The sheer pressure of the day made me burst into tears when I got home. My dear mother was mortified. I can still hear her now. ‘Dear oh dear. For goodness’ sake don’t go back there any more. All this upset. It’s only a job. I’ll have a word with Dick Colclough at the Town Hall. He’ll get you a respectable job in his department. There’ll be none of this upset there.’

The tears dried up immediately. ‘What do you mean – a job at the Town Hall? I couldn’t stand it. Boring, boring, boring! If you think I’m going to let Jack Clarke browbeat me you’re wrong. When I go in tomorrow I’ll give him a piece of my mind.’

Mum could not understand my reasoning then and to the end of her days wished I had gone to the Town Hall or stayed at ICI, married a local boy, settled down and provided her with grandchildren. But I was not interested. The same determination not to give in to Jack’s forceful personality would serve me well as I refused to wilt when times were bad with Spike.

When I arrived at the office the next morning Jack behaved as if nothing had happened. That was yesterday’s news and therefore history as far as he was concerned.

Jack and I had a vibrant, loving relationship for almost three years. He would leave his family: this week, next week, after Christmas, sometime, never. Eventually I realized I took second place to them, though I knew he adored me. It had been the most wonderful and exciting time of my life and he would always be in my heart, but the time had come to part. I was desperately sad and I think I decided then that this journalism lark was not for me. Jack had opened the door into the world of television and I was fascinated by it.

Back in the office I looked at Kenneth Kendall. ‘It’s time to move on again,’ I told him. I was ambitious and determined to find a production job in television. There was only one place for that – London. I made a vow. I would never have another affair with a colleague or a married man. I had learned my lesson. I never did.

Pat Howden, my friend from hitch-hiking days, had gone to work in London a year or so earlier. She had asked me to join her but I did not want to leave Jack. ‘Idiot!’ she said. ‘There’s no future in that.’

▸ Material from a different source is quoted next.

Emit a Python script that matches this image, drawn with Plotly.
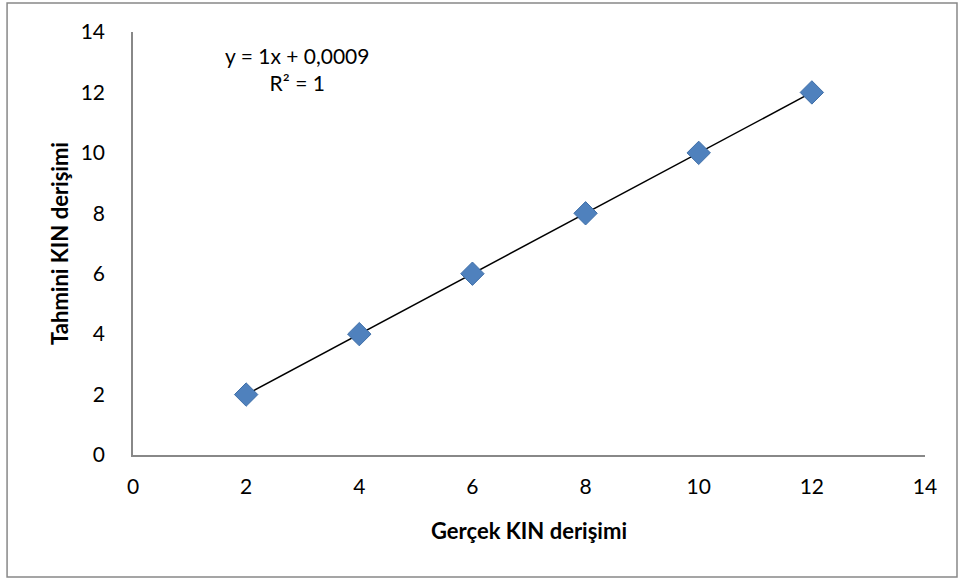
import numpy as np
import plotly.graph_objects as go

actual = [2, 4, 6, 8, 10, 12]
predicted = [2, 4, 6, 8, 10, 12]
x_title = "Gerçek KIN derişimi"
y_title = "Tahmini KIN derişimi"
eq_text = "y = 1x + 0,0009<br>R² = 1"

slope, intercept = np.polyfit(actual, predicted, 1)
tx = [min(actual), max(actual)]
ty = [slope * v + intercept for v in tx]

font = "Lato, 'Open Sans', sans-serif"

fig = go.Figure()
fig.add_trace(go.Scatter(x=tx, y=ty, mode="lines",
                         line=dict(color="black", width=1.5), showlegend=False))
fig.add_trace(go.Scatter(x=actual, y=predicted, mode="markers",
                         marker=dict(symbol="diamond", size=18, color="#4F81BD",
                                     line=dict(color="#3F6FA8", width=1)),
                         showlegend=False))

fig.update_layout(
    width=960, height=581,
    margin=dict(l=133, r=35, t=32, b=126),
    paper_bgcolor="white", plot_bgcolor="white",
    font=dict(family=font, size=21, color="black"),
    xaxis=dict(range=[0, 14], tickvals=list(range(0, 15, 2)), showgrid=False,
               zeroline=False, showline=True, linecolor="#888888", linewidth=1.5,
               ticks="", ticklen=0, tickfont=dict(size=21), ticklabelstandoff=12,
               title=dict(text="<b>" + x_title + "</b>", font=dict(size=22), standoff=27)),
    yaxis=dict(range=[0, 14], tickvals=list(range(0, 15, 2)), showgrid=False,
               zeroline=False, showline=True, linecolor="#888888", linewidth=1.5,
               ticks="", ticklen=0, tickfont=dict(size=21), ticklabelstandoff=22,
               title=dict(text="<b>" + y_title + "</b>", font=dict(size=22), standoff=6)),
    annotations=[dict(x=2.9, y=13.7, xref="x", yref="y", text=eq_text, showarrow=False,
                      xanchor="center", yanchor="top", align="center",
                      font=dict(size=21, family=font))],
    shapes=[dict(type="rect", xref="paper", yref="paper",
                 x0=-0.159, x1=1.0404, y0=-0.2884, y1=1.0686,
                 line=dict(color="#888888", width=1.5))],
)

fig.write_html("out.html")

Since then I had spent the odd weekend in London, staying in the flat she shared with four other girls. I got on well with all of them, particularly Diana Holloway, a lovely Welsh girl. When Pat moved to Paris to join her future husband I telephoned Diana to see if I could bum a bed for three or four weeks until I found a flat. ‘You can have the spare room and it’ll help us with the rent,’ said the ever practical Diana. So off I set for my new home, a flat with two double bedrooms, both with two single beds, and a box room – the one I was to use – in a Victorian house on the Fulham Road.

I have no trouble remembering the date I moved in because as I walked through the front door a television newsreader announced, ‘Marilyn Monroe has been found dead.’ 4 August 1962. Marilyn was, and still is, someone I idolize. Instead of an evening of celebration for the start of a new period in my life it was one of mourning. ‘Welcome to London and all its glitter,’ I thought glumly.

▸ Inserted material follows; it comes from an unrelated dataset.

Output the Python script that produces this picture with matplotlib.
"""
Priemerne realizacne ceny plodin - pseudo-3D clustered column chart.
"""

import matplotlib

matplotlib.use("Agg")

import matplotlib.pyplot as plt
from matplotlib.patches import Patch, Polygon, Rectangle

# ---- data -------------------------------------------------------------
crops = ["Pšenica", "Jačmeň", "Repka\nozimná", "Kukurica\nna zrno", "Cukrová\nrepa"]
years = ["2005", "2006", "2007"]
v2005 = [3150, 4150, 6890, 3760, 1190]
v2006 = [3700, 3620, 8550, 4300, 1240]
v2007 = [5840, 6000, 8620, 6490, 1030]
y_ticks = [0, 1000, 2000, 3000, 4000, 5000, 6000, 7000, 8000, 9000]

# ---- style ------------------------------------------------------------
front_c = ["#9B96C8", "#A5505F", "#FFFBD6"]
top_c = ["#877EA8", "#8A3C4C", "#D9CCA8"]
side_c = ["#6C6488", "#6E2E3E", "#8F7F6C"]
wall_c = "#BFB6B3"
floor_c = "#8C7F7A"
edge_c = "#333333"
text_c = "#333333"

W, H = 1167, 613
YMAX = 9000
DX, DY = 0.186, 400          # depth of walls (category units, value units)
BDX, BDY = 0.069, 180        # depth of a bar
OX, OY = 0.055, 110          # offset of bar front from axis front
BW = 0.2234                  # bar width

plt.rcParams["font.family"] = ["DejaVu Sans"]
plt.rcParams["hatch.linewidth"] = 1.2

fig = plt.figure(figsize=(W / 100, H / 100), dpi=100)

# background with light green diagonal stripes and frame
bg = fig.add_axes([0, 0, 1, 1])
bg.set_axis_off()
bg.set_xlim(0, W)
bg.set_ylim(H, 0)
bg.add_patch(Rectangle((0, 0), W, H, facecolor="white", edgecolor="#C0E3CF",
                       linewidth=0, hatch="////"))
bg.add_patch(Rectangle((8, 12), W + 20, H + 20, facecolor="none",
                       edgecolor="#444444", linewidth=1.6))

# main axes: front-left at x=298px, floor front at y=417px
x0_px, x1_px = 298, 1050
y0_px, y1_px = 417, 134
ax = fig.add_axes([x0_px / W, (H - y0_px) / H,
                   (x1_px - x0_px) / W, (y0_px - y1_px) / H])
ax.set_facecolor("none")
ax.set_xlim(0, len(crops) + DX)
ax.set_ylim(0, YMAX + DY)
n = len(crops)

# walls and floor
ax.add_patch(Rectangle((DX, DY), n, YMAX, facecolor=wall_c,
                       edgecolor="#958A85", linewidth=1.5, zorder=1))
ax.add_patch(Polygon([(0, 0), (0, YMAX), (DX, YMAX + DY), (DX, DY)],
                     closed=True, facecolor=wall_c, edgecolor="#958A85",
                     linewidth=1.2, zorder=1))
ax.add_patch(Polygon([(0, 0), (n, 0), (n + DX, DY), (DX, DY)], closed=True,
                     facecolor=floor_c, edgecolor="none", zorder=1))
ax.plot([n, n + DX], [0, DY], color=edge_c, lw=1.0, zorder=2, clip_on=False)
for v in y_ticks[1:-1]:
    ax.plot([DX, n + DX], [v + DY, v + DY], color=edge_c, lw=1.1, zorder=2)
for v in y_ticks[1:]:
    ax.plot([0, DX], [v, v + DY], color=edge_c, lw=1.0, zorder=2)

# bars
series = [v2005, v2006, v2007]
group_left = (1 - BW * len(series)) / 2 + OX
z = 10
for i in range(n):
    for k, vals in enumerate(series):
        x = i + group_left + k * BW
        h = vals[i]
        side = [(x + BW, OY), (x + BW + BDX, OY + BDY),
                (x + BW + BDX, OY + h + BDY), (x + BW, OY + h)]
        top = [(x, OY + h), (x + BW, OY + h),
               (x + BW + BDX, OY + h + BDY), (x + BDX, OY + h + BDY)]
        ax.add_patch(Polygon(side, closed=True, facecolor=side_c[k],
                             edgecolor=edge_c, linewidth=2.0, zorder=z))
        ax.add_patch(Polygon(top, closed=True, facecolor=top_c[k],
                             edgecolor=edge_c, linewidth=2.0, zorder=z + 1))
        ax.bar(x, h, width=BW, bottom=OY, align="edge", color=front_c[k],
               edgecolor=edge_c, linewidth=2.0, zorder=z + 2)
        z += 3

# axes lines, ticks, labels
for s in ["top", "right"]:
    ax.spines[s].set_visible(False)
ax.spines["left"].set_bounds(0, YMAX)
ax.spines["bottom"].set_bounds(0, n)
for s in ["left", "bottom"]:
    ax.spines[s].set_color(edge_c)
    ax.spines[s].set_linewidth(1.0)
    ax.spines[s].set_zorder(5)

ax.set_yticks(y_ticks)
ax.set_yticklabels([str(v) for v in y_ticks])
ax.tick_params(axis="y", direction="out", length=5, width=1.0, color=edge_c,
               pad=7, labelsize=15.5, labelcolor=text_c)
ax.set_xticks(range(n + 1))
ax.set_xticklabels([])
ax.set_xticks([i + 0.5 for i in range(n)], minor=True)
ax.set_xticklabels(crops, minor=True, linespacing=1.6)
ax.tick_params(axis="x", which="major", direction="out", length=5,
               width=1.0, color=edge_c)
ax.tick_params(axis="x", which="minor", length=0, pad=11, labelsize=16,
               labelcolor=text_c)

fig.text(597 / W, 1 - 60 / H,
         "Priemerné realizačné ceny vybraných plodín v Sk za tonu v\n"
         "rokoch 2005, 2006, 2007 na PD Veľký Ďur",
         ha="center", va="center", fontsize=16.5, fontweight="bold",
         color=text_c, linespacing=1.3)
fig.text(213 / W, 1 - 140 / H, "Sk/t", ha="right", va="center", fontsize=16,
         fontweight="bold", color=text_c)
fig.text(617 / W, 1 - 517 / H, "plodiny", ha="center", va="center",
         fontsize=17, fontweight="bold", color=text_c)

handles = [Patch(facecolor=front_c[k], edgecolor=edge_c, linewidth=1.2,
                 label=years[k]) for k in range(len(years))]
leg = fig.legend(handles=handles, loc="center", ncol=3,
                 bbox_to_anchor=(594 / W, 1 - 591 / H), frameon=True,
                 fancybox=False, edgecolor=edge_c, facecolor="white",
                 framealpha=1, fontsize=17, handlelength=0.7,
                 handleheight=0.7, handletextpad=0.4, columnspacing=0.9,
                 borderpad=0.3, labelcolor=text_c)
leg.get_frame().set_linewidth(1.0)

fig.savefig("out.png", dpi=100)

I unpacked my case in the box room, squeezed six outfits into the built-in wardrobe, turned a small table under the window into a dressing table, shoved my suitcase under the bed, and Norma Fames of 32 Langley Avenue, Thornaby sank onto it to mourn Norma Jean of Tinsel Town. What a depressing start to my new life.

The next morning my eyes opened to sunshine. No time to waste. Up bright and early to find some temp work to pay for my share of the expenses.

Household duties were on a roster basis. The one who did the shopping also did the cooking, and it soon emerged that only Diana and I were prepared to splurge on extravagances to relieve the interminable diet of chops and mince. Diana worked in the Burlington Arcade and told me there was an employment agency round the corner, Nu Type. I put on my glad rags and was interviewed by a Mrs Long, who tested my shorthand and typing speeds. Satisfied, she eyed me. ‘You’re very well groomed, very smart. You’ll be easy to place.’ She made me feel like the final piece of a jigsaw. I said I needed temporary work until I found something permanent.